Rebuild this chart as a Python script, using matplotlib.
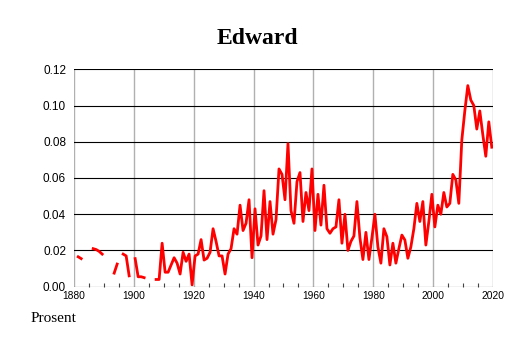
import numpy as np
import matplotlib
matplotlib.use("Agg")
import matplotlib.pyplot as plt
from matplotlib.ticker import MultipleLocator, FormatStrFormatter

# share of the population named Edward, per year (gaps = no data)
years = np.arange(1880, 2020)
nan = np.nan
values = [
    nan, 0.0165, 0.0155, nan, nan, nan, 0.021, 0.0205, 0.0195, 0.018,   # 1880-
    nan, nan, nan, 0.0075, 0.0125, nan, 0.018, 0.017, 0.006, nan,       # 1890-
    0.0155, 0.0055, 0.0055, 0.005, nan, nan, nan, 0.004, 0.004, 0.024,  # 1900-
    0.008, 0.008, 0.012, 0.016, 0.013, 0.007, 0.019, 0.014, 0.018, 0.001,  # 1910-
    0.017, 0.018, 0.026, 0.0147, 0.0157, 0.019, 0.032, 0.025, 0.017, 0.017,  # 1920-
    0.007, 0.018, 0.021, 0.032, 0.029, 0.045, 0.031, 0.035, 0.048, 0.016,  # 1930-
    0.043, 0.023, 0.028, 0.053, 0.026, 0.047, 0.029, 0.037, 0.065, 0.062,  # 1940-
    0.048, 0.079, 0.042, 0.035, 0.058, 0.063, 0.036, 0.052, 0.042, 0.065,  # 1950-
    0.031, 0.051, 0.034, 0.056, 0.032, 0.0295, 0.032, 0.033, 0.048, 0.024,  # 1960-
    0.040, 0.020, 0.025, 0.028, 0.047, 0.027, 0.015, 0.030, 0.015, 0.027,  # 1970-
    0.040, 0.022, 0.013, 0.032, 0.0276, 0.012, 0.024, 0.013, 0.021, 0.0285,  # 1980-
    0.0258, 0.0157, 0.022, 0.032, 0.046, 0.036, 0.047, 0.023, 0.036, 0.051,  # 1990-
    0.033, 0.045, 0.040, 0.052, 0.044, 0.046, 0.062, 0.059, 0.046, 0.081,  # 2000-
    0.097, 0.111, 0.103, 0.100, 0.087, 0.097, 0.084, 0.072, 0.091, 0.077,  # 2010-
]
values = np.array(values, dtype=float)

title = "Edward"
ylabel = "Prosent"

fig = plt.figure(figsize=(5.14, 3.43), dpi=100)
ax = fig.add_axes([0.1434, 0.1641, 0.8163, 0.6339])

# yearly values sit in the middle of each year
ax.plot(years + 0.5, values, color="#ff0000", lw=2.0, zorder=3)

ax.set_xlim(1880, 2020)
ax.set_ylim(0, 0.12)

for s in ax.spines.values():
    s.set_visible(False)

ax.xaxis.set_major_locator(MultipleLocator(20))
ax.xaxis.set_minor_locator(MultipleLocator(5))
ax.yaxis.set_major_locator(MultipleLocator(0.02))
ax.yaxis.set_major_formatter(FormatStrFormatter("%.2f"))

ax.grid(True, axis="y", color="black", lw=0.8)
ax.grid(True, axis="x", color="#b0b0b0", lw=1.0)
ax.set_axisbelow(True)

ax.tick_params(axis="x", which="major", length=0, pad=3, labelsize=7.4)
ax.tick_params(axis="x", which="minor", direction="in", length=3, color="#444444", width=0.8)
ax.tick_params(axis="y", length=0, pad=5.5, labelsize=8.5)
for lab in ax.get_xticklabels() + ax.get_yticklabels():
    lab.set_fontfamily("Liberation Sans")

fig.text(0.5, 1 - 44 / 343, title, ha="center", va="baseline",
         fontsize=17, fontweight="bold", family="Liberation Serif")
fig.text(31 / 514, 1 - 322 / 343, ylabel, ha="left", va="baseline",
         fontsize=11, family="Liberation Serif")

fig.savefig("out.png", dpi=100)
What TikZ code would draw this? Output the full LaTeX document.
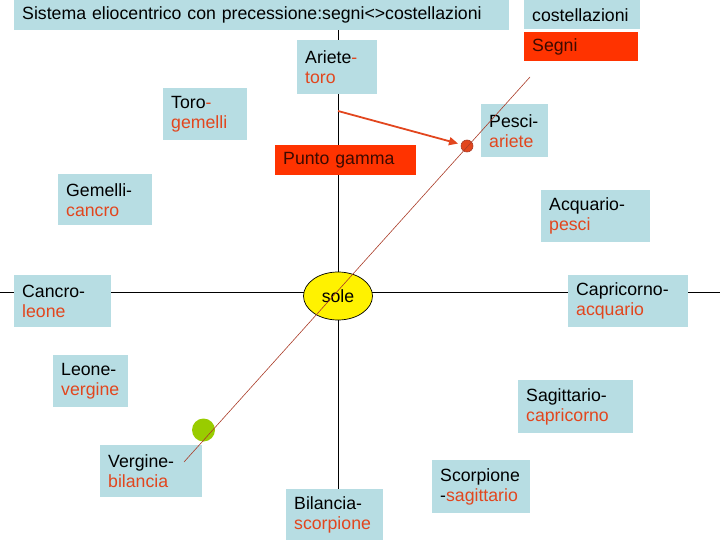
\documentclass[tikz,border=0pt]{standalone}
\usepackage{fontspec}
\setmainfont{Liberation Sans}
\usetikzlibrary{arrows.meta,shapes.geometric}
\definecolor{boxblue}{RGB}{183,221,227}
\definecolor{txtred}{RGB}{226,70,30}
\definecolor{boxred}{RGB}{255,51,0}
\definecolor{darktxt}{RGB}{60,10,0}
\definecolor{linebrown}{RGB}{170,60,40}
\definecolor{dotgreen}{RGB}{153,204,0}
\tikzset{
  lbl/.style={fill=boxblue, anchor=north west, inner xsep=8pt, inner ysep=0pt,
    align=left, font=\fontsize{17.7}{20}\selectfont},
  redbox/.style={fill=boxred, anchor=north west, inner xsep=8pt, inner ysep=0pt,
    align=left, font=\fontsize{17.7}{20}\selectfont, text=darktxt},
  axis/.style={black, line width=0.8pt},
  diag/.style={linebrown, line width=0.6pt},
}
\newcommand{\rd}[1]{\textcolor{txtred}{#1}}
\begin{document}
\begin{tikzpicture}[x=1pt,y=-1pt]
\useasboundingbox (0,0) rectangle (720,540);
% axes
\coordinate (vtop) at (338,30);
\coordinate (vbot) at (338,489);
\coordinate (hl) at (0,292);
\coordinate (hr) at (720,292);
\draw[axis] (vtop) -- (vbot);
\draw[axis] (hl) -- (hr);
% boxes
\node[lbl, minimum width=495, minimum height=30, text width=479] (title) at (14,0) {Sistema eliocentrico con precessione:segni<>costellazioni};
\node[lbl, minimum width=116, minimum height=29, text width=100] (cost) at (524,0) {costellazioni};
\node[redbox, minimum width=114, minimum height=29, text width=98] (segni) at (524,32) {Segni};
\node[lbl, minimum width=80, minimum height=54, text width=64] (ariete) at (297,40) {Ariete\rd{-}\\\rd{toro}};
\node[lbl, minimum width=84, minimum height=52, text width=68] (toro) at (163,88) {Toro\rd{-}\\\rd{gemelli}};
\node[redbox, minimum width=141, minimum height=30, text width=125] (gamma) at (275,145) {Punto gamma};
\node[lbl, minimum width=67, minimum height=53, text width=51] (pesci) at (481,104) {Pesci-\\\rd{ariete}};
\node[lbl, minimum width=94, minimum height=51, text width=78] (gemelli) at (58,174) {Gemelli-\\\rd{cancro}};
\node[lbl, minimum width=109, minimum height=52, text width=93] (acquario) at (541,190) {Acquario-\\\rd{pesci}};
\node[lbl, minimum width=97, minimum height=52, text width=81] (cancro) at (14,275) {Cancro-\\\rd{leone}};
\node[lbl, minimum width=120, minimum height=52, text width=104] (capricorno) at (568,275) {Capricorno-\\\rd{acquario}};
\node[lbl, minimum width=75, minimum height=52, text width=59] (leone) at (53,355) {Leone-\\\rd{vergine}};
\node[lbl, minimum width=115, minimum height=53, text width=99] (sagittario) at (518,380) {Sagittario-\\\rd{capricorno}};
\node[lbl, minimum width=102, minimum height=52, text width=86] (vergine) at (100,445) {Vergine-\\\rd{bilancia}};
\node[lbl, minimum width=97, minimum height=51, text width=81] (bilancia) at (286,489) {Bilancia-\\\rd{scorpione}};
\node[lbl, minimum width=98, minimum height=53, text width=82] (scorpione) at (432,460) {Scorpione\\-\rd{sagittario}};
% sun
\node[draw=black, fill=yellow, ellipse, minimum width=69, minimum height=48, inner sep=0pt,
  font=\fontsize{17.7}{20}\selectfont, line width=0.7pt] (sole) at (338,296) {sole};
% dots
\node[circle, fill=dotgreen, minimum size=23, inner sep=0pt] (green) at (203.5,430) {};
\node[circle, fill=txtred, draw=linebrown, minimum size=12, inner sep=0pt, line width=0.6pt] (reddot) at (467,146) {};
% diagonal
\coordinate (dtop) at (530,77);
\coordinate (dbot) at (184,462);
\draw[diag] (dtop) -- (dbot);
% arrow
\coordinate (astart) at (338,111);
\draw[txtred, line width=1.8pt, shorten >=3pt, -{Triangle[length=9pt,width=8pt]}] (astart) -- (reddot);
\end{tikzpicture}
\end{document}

■ **SET PROBLEM**
Make an exact copy of the data above, pictures excluded.

■ **EXERCISE ANSWER**
Rebuild this chart as a Python script, using matplotlib.
import numpy as np
import matplotlib
matplotlib.use("Agg")
import matplotlib.pyplot as plt
from matplotlib.ticker import MultipleLocator, FormatStrFormatter

# share of the population named Edward, per year (gaps = no data)
years = np.arange(1880, 2020)
nan = np.nan
values = [
    nan, 0.0165, 0.0155, nan, nan, nan, 0.021, 0.0205, 0.0195, 0.018,   # 1880-
    nan, nan, nan, 0.0075, 0.0125, nan, 0.018, 0.017, 0.006, nan,       # 1890-
    0.0155, 0.0055, 0.0055, 0.005, nan, nan, nan, 0.004, 0.004, 0.024,  # 1900-
    0.008, 0.008, 0.012, 0.016, 0.013, 0.007, 0.019, 0.014, 0.018, 0.001,  # 1910-
    0.017, 0.018, 0.026, 0.0147, 0.0157, 0.019, 0.032, 0.025, 0.017, 0.017,  # 1920-
    0.007, 0.018, 0.021, 0.032, 0.029, 0.045, 0.031, 0.035, 0.048, 0.016,  # 1930-
    0.043, 0.023, 0.028, 0.053, 0.026, 0.047, 0.029, 0.037, 0.065, 0.062,  # 1940-
    0.048, 0.079, 0.042, 0.035, 0.058, 0.063, 0.036, 0.052, 0.042, 0.065,  # 1950-
    0.031, 0.051, 0.034, 0.056, 0.032, 0.0295, 0.032, 0.033, 0.048, 0.024,  # 1960-
    0.040, 0.020, 0.025, 0.028, 0.047, 0.027, 0.015, 0.030, 0.015, 0.027,  # 1970-
    0.040, 0.022, 0.013, 0.032, 0.0276, 0.012, 0.024, 0.013, 0.021, 0.0285,  # 1980-
    0.0258, 0.0157, 0.022, 0.032, 0.046, 0.036, 0.047, 0.023, 0.036, 0.051,  # 1990-
    0.033, 0.045, 0.040, 0.052, 0.044, 0.046, 0.062, 0.059, 0.046, 0.081,  # 2000-
    0.097, 0.111, 0.103, 0.100, 0.087, 0.097, 0.084, 0.072, 0.091, 0.077,  # 2010-
]
values = np.array(values, dtype=float)

title = "Edward"
ylabel = "Prosent"

fig = plt.figure(figsize=(5.14, 3.43), dpi=100)
ax = fig.add_axes([0.1434, 0.1641, 0.8163, 0.6339])

# yearly values sit in the middle of each year
ax.plot(years + 0.5, values, color="#ff0000", lw=2.0, zorder=3)

ax.set_xlim(1880, 2020)
ax.set_ylim(0, 0.12)

for s in ax.spines.values():
    s.set_visible(False)

ax.xaxis.set_major_locator(MultipleLocator(20))
ax.xaxis.set_minor_locator(MultipleLocator(5))
ax.yaxis.set_major_locator(MultipleLocator(0.02))
ax.yaxis.set_major_formatter(FormatStrFormatter("%.2f"))

ax.grid(True, axis="y", color="black", lw=0.8)
ax.grid(True, axis="x", color="#b0b0b0", lw=1.0)
ax.set_axisbelow(True)

ax.tick_params(axis="x", which="major", length=0, pad=3, labelsize=7.4)
ax.tick_params(axis="x", which="minor", direction="in", length=3, color="#444444", width=0.8)
ax.tick_params(axis="y", length=0, pad=5.5, labelsize=8.5)
for lab in ax.get_xticklabels() + ax.get_yticklabels():
    lab.set_fontfamily("Liberation Sans")

fig.text(0.5, 1 - 44 / 343, title, ha="center", va="baseline",
         fontsize=17, fontweight="bold", family="Liberation Serif")
fig.text(31 / 514, 1 - 322 / 343, ylabel, ha="left", va="baseline",
         fontsize=11, family="Liberation Serif")

fig.savefig("out.png", dpi=100)
What TikZ code would draw this? Output the full LaTeX document.
\documentclass[tikz,border=0pt]{standalone}
\usepackage{fontspec}
\setmainfont{Liberation Sans}
\usetikzlibrary{arrows.meta,shapes.geometric}
\definecolor{boxblue}{RGB}{183,221,227}
\definecolor{txtred}{RGB}{226,70,30}
\definecolor{boxred}{RGB}{255,51,0}
\definecolor{darktxt}{RGB}{60,10,0}
\definecolor{linebrown}{RGB}{170,60,40}
\definecolor{dotgreen}{RGB}{153,204,0}
\tikzset{
  lbl/.style={fill=boxblue, anchor=north west, inner xsep=8pt, inner ysep=0pt,
    align=left, font=\fontsize{17.7}{20}\selectfont},
  redbox/.style={fill=boxred, anchor=north west, inner xsep=8pt, inner ysep=0pt,
    align=left, font=\fontsize{17.7}{20}\selectfont, text=darktxt},
  axis/.style={black, line width=0.8pt},
  diag/.style={linebrown, line width=0.6pt},
}
\newcommand{\rd}[1]{\textcolor{txtred}{#1}}
\begin{document}
\begin{tikzpicture}[x=1pt,y=-1pt]
\useasboundingbox (0,0) rectangle (720,540);
% axes
\coordinate (vtop) at (338,30);
\coordinate (vbot) at (338,489);
\coordinate (hl) at (0,292);
\coordinate (hr) at (720,292);
\draw[axis] (vtop) -- (vbot);
\draw[axis] (hl) -- (hr);
% boxes
\node[lbl, minimum width=495, minimum height=30, text width=479] (title) at (14,0) {Sistema eliocentrico con precessione:segni<>costellazioni};
\node[lbl, minimum width=116, minimum height=29, text width=100] (cost) at (524,0) {costellazioni};
\node[redbox, minimum width=114, minimum height=29, text width=98] (segni) at (524,32) {Segni};
\node[lbl, minimum width=80, minimum height=54, text width=64] (ariete) at (297,40) {Ariete\rd{-}\\\rd{toro}};
\node[lbl, minimum width=84, minimum height=52, text width=68] (toro) at (163,88) {Toro\rd{-}\\\rd{gemelli}};
\node[redbox, minimum width=141, minimum height=30, text width=125] (gamma) at (275,145) {Punto gamma};
\node[lbl, minimum width=67, minimum height=53, text width=51] (pesci) at (481,104) {Pesci-\\\rd{ariete}};
\node[lbl, minimum width=94, minimum height=51, text width=78] (gemelli) at (58,174) {Gemelli-\\\rd{cancro}};
\node[lbl, minimum width=109, minimum height=52, text width=93] (acquario) at (541,190) {Acquario-\\\rd{pesci}};
\node[lbl, minimum width=97, minimum height=52, text width=81] (cancro) at (14,275) {Cancro-\\\rd{leone}};
\node[lbl, minimum width=120, minimum height=52, text width=104] (capricorno) at (568,275) {Capricorno-\\\rd{acquario}};
\node[lbl, minimum width=75, minimum height=52, text width=59] (leone) at (53,355) {Leone-\\\rd{vergine}};
\node[lbl, minimum width=115, minimum height=53, text width=99] (sagittario) at (518,380) {Sagittario-\\\rd{capricorno}};
\node[lbl, minimum width=102, minimum height=52, text width=86] (vergine) at (100,445) {Vergine-\\\rd{bilancia}};
\node[lbl, minimum width=97, minimum height=51, text width=81] (bilancia) at (286,489) {Bilancia-\\\rd{scorpione}};
\node[lbl, minimum width=98, minimum height=53, text width=82] (scorpione) at (432,460) {Scorpione\\-\rd{sagittario}};
% sun
\node[draw=black, fill=yellow, ellipse, minimum width=69, minimum height=48, inner sep=0pt,
  font=\fontsize{17.7}{20}\selectfont, line width=0.7pt] (sole) at (338,296) {sole};
% dots
\node[circle, fill=dotgreen, minimum size=23, inner sep=0pt] (green) at (203.5,430) {};
\node[circle, fill=txtred, draw=linebrown, minimum size=12, inner sep=0pt, line width=0.6pt] (reddot) at (467,146) {};
% diagonal
\coordinate (dtop) at (530,77);
\coordinate (dbot) at (184,462);
\draw[diag] (dtop) -- (dbot);
% arrow
\coordinate (astart) at (338,111);
\draw[txtred, line width=1.8pt, shorten >=3pt, -{Triangle[length=9pt,width=8pt]}] (astart) -- (reddot);
\end{tikzpicture}
\end{document}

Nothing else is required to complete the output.